Tag Archives: gun regulations

And Now a Word from the Doctor

I’m relinquishing my space today to my cousin the cardiologist. As he notes, it should be possible to legislate restrictions that will save lives without running afoul of the 2d Amendment. Unfortunately, in our current bipolar political environment, where every issue is painted in black and white –where complexity and shades of gray are “elitist notions” and the most innocuous regulations are omens of the coming apocalypse–the prospects aren’t bright.

            FIREARM VIOLENCE IN THE UNITED STATES: A MEDICAL OPINION

Most people don’t realize that over 30,000 people are purposely shot to death each year in the U.S. Moreover, rates of firearm-related violent crimes continue to climb, having increased by 26% since 2008. To gain perspective on these numbers, firearm deaths have now reached a yearly rate that equals that of automobile fatalities. What we can do to stem such violence is urgent but hampered severely by the rabid supporters of the second amendment and, of course, the gun lobby. Some clarification recently has been shed on this problem by a study appearing in the prestigious medical journal, the AMA sponsored Archives of Internal Medicine. These authors explored the question whether more restrictive firearm laws in a given state are associated with fewer shooting deaths. To answer this question, using sophisticated statistical methods, they measured the association between the rate of shooting deaths in a state-by-state rating (divided into quarters) of strength of legislation designed to limit sale and use of firearms. Their results were very illuminating: Those states with the fewest firearm regulations, as exemplified by Utah and Louisiana (0-2 laws), suffered the highest rate of firearm fatalities, which included both homicides and suicides. The states with the strictest pattern of regulation, as exemplified by Hawaii and Massachusetts (9-24 laws) experienced the lowest fatality rates. Indiana fell into the second lowest category for regulation and, as expected, fell into the second highest incidence of firearm deaths.

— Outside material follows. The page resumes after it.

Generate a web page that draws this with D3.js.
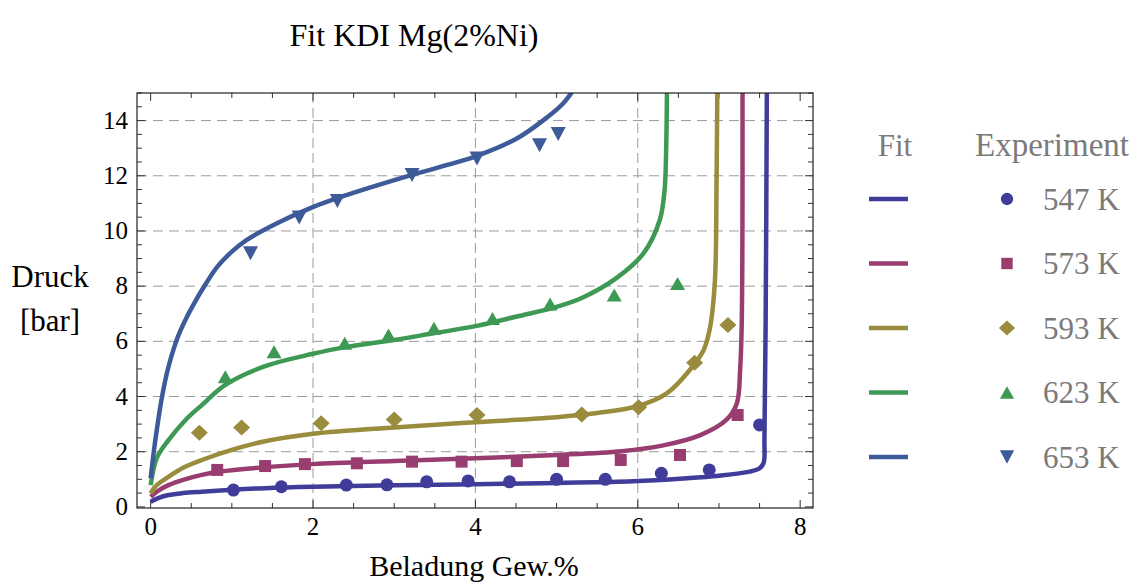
<!DOCTYPE html>
<html>
<head>
<meta charset="utf-8">
<script src="https://cdn.jsdelivr.net/npm/d3@7"></script>
<style>
  body { margin: 0; background: #fff; }
  svg text { font-family: "Liberation Serif", "DejaVu Serif", serif; }
</style>
</head>
<body>
<div id="chart"></div>
<script>
// Series labels and colours (Mathematica default palette)
const series = ["547 K", "573 K", "593 K", "623 K", "653 K"];
const colors = ["#3f3d99", "#993d71", "#998c3d", "#3d9954", "#3d5a99"];
const shapes = ["circle", "square", "diamond", "triangleUp", "triangleDown"];

// Measured points, [Beladung Gew.%, Druck bar]
const exp547 = [[1.02,0.61],[1.61,0.73],[2.41,0.79],[2.91,0.80],[3.40,0.91],[3.91,0.94],[4.42,0.91],[5.00,1.00],[5.60,1.00],[6.29,1.22],[6.88,1.34],[7.50,2.97]];
const exp573 = [[0.82,1.34],[1.41,1.48],[1.90,1.55],[2.54,1.58],[3.22,1.64],[3.83,1.64],[4.51,1.66],[5.08,1.66],[5.79,1.70],[6.52,1.88],[7.23,3.33]];
const exp593 = [[0.60,2.69],[1.12,2.88],[2.10,3.03],[3.00,3.17],[4.02,3.33],[5.31,3.35],[6.01,3.61],[6.70,5.22],[7.11,6.59]];
const exp623 = [[0.92,4.72],[1.52,5.62],[2.39,5.93],[2.93,6.23],[3.49,6.47],[4.21,6.83],[4.92,7.35],[5.71,7.68],[6.49,8.10]];
const exp653 = [[1.23,9.19],[1.83,10.49],[2.30,11.09],[3.22,12.03],[4.02,12.63],[4.79,13.11],[5.02,13.51]];

// Fit curves
const fit547 = [[0,0.19],[0.1,0.33],[0.22,0.43],[0.4,0.5],[0.63,0.55],[1.0,0.62],[1.41,0.68],[2.0,0.73],[3.0,0.78],[4.0,0.82],[5.0,0.87],[5.94,0.93],[6.56,1.03],[7.0,1.13],[7.38,1.28],[7.5,1.4],[7.55,1.6],[7.56,2.5],[7.575,6.8],[7.59,15.4]];
const fit573 = [[0,0.37],[0.1,0.6],[0.22,0.79],[0.4,0.98],[0.63,1.16],[0.85,1.28],[1.41,1.44],[2.0,1.55],[3.0,1.66],[4.0,1.76],[5.0,1.88],[5.8,2.02],[6.3,2.22],[6.77,2.6],[7.09,3.15],[7.22,3.75],[7.26,4.96],[7.28,6.6],[7.29,15.4]];
const fit593 = [[0,0.49],[0.06,0.75],[0.22,1.09],[0.4,1.42],[0.63,1.70],[1.04,2.1],[1.41,2.38],[2.0,2.65],[3.0,2.88],[4.0,3.07],[5.0,3.25],[5.5,3.4],[6.01,3.66],[6.36,4.12],[6.64,4.96],[6.81,5.68],[6.89,6.5],[6.95,8.2],[6.97,11.8],[6.98,15.4]];
const fit623 = [[0,0.79],[0.08,1.8],[0.22,2.42],[0.43,3.15],[0.63,3.69],[0.92,4.42],[1.41,5.1],[2.0,5.55],[2.41,5.8],[3.0,6.05],[3.5,6.3],[4.0,6.55],[4.51,6.9],[5.0,7.25],[5.33,7.6],[5.74,8.3],[6.07,9.19],[6.27,10.39],[6.33,11.48],[6.35,13.05],[6.36,15.4]];
const fit653 = [[0,1.04],[0.05,2.25],[0.14,3.99],[0.22,5.08],[0.34,6.2],[0.44,6.85],[0.55,7.45],[0.63,7.85],[0.82,8.7],[1.0,9.25],[1.18,9.67],[1.55,10.27],[1.96,10.82],[2.29,11.18],[3.24,12.05],[3.69,12.42],[4.02,12.72],[4.51,13.35],[4.84,14.02],[5.08,14.62],[5.25,15.3]];

const expData = [exp547, exp573, exp593, exp623, exp653];
const fitData = [fit547, fit573, fit593, fit623, fit653];

const xTicks = [0, 2, 4, 6, 8];
const yTicks = [0, 2, 4, 6, 8, 10, 12, 14];

const width = 1134, height = 585;
const plot = { left: 137, right: 813, top: 93, bottom: 508 };

const x = d3.scaleLinear().domain([-0.168, 8.158]).range([plot.left, plot.right]);
const y = d3.scaleLinear().domain([-0.04, 15.0]).range([plot.bottom, plot.top]);

const svg = d3.select("#chart").append("svg")
    .attr("width", width)
    .attr("height", height);

// Marker shapes
function markerPath(shape, k = 1) {
  switch (shape) {
    case "circle": return d3.symbol(d3.symbolCircle, Math.PI * 6.5 * 6.5 * k * k)();
    case "square": return d3.symbol(d3.symbolSquare, 144 * k * k)();
    case "diamond": return `M0,${-8*k}L${8.5*k},0L0,${8*k}L${-8.5*k},0Z`;
    case "triangleUp": return `M0,${-6.5*k}L${7.5*k},${6.5*k}L${-7.5*k},${6.5*k}Z`;
    case "triangleDown": return `M${-7.5*k},${-7*k}L${7.5*k},${-7*k}L0,${7*k}Z`;
  }
}

// Grid lines
const grid = svg.append("g").attr("stroke", "#9a9a9a").attr("stroke-width", 1);
grid.selectAll("line.h")
  .data(yTicks.filter(d => d > 0))
  .join("line")
    .attr("x1", plot.left).attr("x2", plot.right)
    .attr("y1", d => y(d)).attr("y2", d => y(d))
    .attr("stroke-dasharray", "10,6");
grid.selectAll("line.v")
  .data(xTicks.filter(d => d > 0 && d < 8))
  .join("line")
    .attr("class", "v")
    .attr("x1", d => x(d)).attr("x2", d => x(d))
    .attr("y1", plot.top).attr("y2", plot.bottom)
    .attr("stroke-dasharray", "10,5");

// Frame ticks on all four sides
const xMinor = d3.range(0, 8.01, 0.5);
const yMinor = d3.range(0, 15.01, 0.5);
const ticks = svg.append("g").attr("stroke", "#333").attr("stroke-width", 1);
const isMajorX = d => xTicks.includes(d);
const isMajorY = d => yTicks.includes(d);
ticks.selectAll(null).data(xMinor).join("line")
  .attr("x1", d => x(d)).attr("x2", d => x(d))
  .attr("y1", plot.bottom).attr("y2", d => plot.bottom - (isMajorX(d) ? 8 : 5));
ticks.selectAll(null).data(xMinor).join("line")
  .attr("x1", d => x(d)).attr("x2", d => x(d))
  .attr("y1", plot.top).attr("y2", d => plot.top + (isMajorX(d) ? 8 : 5));
ticks.selectAll(null).data(yMinor).join("line")
  .attr("y1", d => y(d)).attr("y2", d => y(d))
  .attr("x1", plot.left).attr("x2", d => plot.left + (isMajorY(d) ? 8 : 5));
ticks.selectAll(null).data(yMinor).join("line")
  .attr("y1", d => y(d)).attr("y2", d => y(d))
  .attr("x1", plot.right).attr("x2", d => plot.right - (isMajorY(d) ? 8 : 5));

// Fit curves, clipped to the frame
svg.append("clipPath").attr("id", "clip")
  .append("rect")
    .attr("x", plot.left).attr("y", plot.top)
    .attr("width", plot.right - plot.left).attr("height", plot.bottom - plot.top);

const line = d3.line()
  .x(d => x(d[0]))
  .y(d => y(d[1]))
  .curve(d3.curveCatmullRom.alpha(0.5));

svg.append("g").attr("clip-path", "url(#clip)")
  .selectAll("path")
  .data(fitData)
  .join("path")
    .attr("fill", "none")
    .attr("stroke", (d, i) => colors[i])
    .attr("stroke-width", 4.5)
    .attr("stroke-linejoin", "round")
    .attr("d", line);

// Experimental points
expData.forEach((pts, i) => {
  svg.append("g")
    .selectAll("path")
    .data(pts)
    .join("path")
      .attr("transform", d => `translate(${x(d[0])},${y(d[1])})`)
      .attr("fill", colors[i])
      .attr("d", markerPath(shapes[i]));
});

// Frame
svg.append("rect")
  .attr("x", plot.left).attr("y", plot.top)
  .attr("width", plot.right - plot.left).attr("height", plot.bottom - plot.top)
  .attr("fill", "none")
  .attr("stroke", "#222")
  .attr("stroke-width", 1.2);

// Tick labels
svg.append("g").selectAll("text")
  .data(xTicks)
  .join("text")
    .attr("x", d => x(d))
    .attr("y", 535)
    .attr("text-anchor", "middle")
    .attr("font-size", 25)
    .text(d => d);
svg.append("g").selectAll("text")
  .data(yTicks)
  .join("text")
    .attr("x", 128)
    .attr("y", d => y(d) + 8)
    .attr("text-anchor", "end")
    .attr("font-size", 25)
    .text(d => d);

// Titles
svg.append("text")
  .attr("x", 414).attr("y", 46)
  .attr("text-anchor", "middle")
  .attr("font-size", 32)
  .text("Fit KDI Mg(2%Ni)");
svg.append("text")
  .attr("x", 474).attr("y", 576)
  .attr("text-anchor", "middle")
  .attr("font-size", 30)
  .text("Beladung Gew.%");
svg.append("text")
  .attr("x", 50).attr("y", 287)
  .attr("text-anchor", "middle")
  .attr("font-size", 31)
  .text("Druck");
svg.append("text")
  .attr("x", 50).attr("y", 331)
  .attr("text-anchor", "middle")
  .attr("font-size", 31)
  .text("[bar]");

// Legend
const legend = svg.append("g").attr("fill", "#7a7a7a").attr("font-size", 31);
legend.append("text").attr("x", 895).attr("y", 156).attr("text-anchor", "middle").text("Fit");
legend.append("text").attr("x", 1052).attr("y", 156).attr("text-anchor", "middle")
  .attr("font-size", 33).text("Experiment");

const rowY = d3.scalePoint().domain(series).range([199, 457]);
const rows = legend.selectAll("g.row")
  .data(series)
  .join("g")
    .attr("transform", d => `translate(0,${rowY(d)})`);
rows.append("line")
  .attr("x1", 869).attr("x2", 908)
  .attr("stroke", (d, i) => colors[i])
  .attr("stroke-width", 4.5);
rows.append("path")
  .attr("transform", "translate(1007,0)")
  .attr("fill", (d, i) => colors[i])
  .attr("d", (d, i) => markerPath(shapes[i], 0.95));
rows.append("text")
  .attr("x", 1043).attr("y", 10.5)
  .text(d => d);
</script>
</body>
</html>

These authors freely admitted that finding an association between two factors—gun laws and mortality—does not prove that these two are causally related. But it sure raises important thoughts about what we as a society can do about this problem. Further research is obviously needed, but it is quite likely that more restrictive gun laws can save lives.

More aggressive attempts to identify, treat and constrain the huge numbers of those who are mentally ill is an exercise doomed to failure. Widespread arming of teachers and/or police officers is equally ridiculous, especially since it would increase chances for erroneous shootings in the absence of any expected benefits.

With such limited options available, what are we left with? Although we need not scrap the second amendment, those who hold legislative power should seriously consider stronger laws restricting guns, while, at the same time, sponsoring and performing more comprehensive research on this urgent problem. If we value life, we cannot afford to wait!